How much does a fix and flip loan cost?
Expect 8-14% interest rates plus 1-3 origination points (1 point = 1% of the loan amount). On a $200,000 loan with a 12% rate and 2 points, you'd pay roughly $4,000 upfront in points and $2,000 per month in interest. Total financing cost on a 6-month project would be around $16,000.
What credit score do you need for a fix and flip loan?
Most lenders require a minimum credit score of 620-680. Some work with scores as low as 600 for experienced flippers. Higher credit scores get lower rates and higher leverage. But the deal itself - the ARV, location, and scope of work - matters more than credit alone.
How fast can you get a fix and flip loan?
Most fix and flip loans close in 7-14 business days. Some lenders can close in as few as 5 days for experienced investors. Compare that to a conventional mortgage at 30-45 days or an SBA loan at 60-90 days.
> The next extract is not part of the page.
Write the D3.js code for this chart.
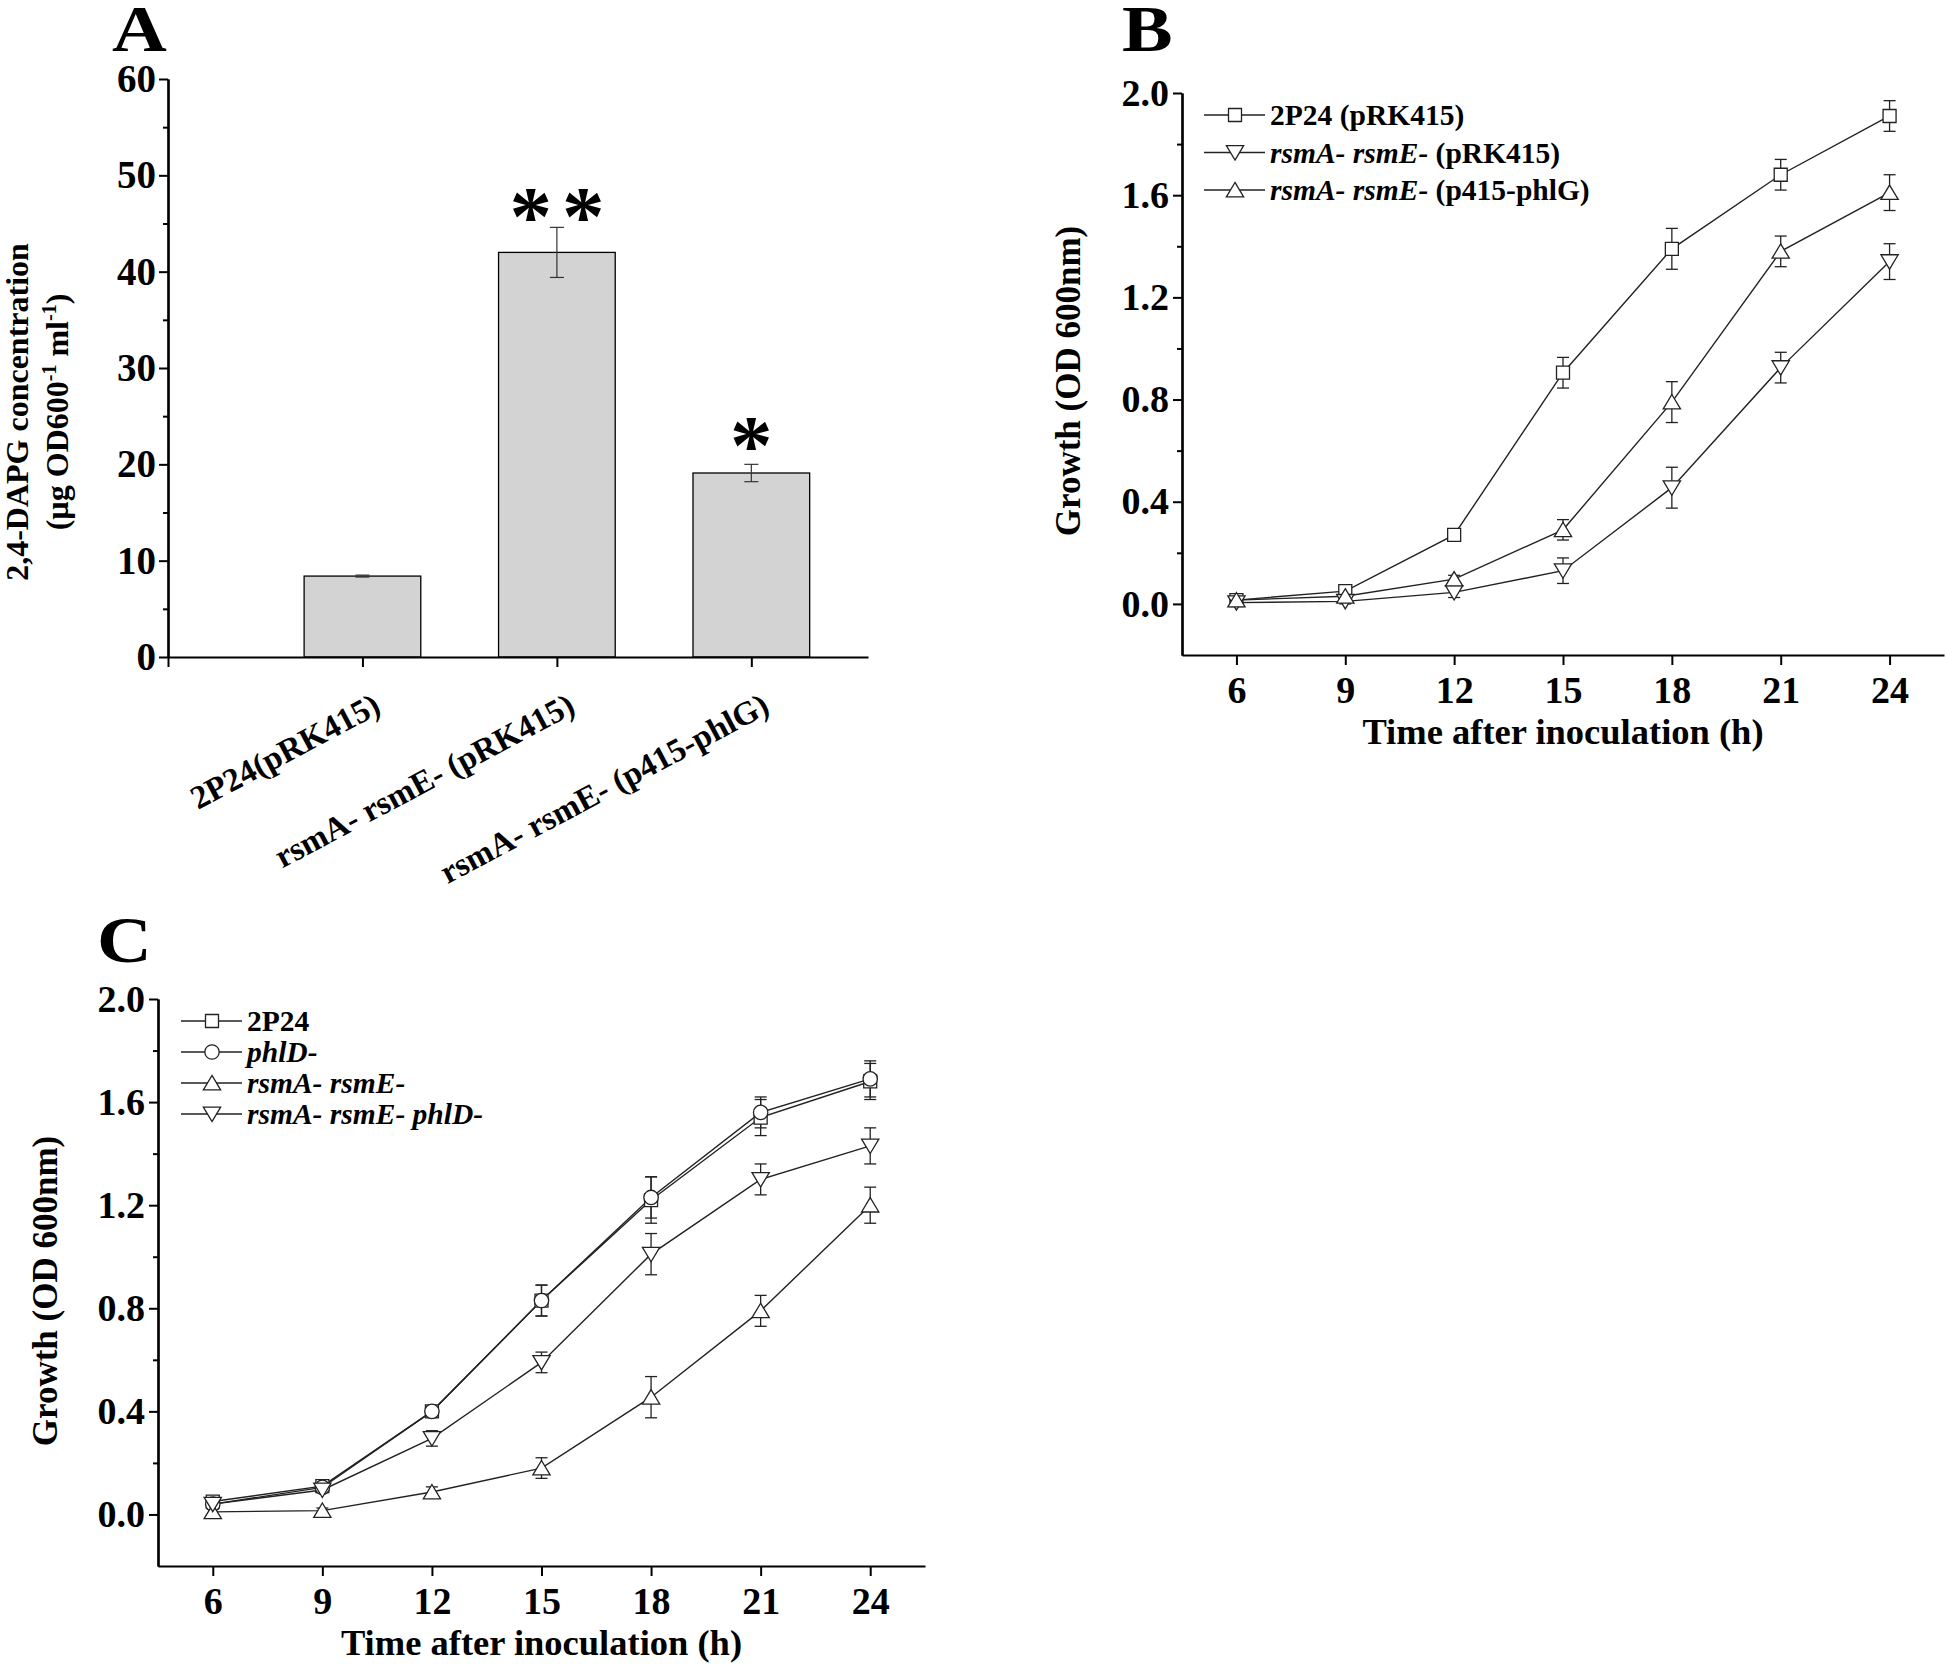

Do you need experience to get a fix and flip loan?
No. Most lenders fund first-time flippers. But terms are less favorable - lower leverage (75-80% instead of 90%), higher rates, and smaller rehab budgets. After 3-5 completed projects, most lenders offer significantly better terms.
What is ARV and why does it matter?
ARV stands for After-Repair Value - the estimated market value of the property after all renovations are complete. Lenders use ARV to cap how much they'll lend. Most cap the total loan at 70-75% of ARV. If a property's ARV is $300,000, the maximum total loan would be $210,000-$225,000. ARV is the most important number in any flip deal.
Can you convert a fix and flip loan into a rental loan?
Yes. This is the BRRRR strategy (Buy, Rehab, Rent, Refinance, Repeat). After renovations are complete, you refinance into a DSCR loan based on the rental income. This lets you pull out your invested capital and keep the property as a cash-flowing rental. Many investors use fix and flip loans as the first step in building a rental portfolio.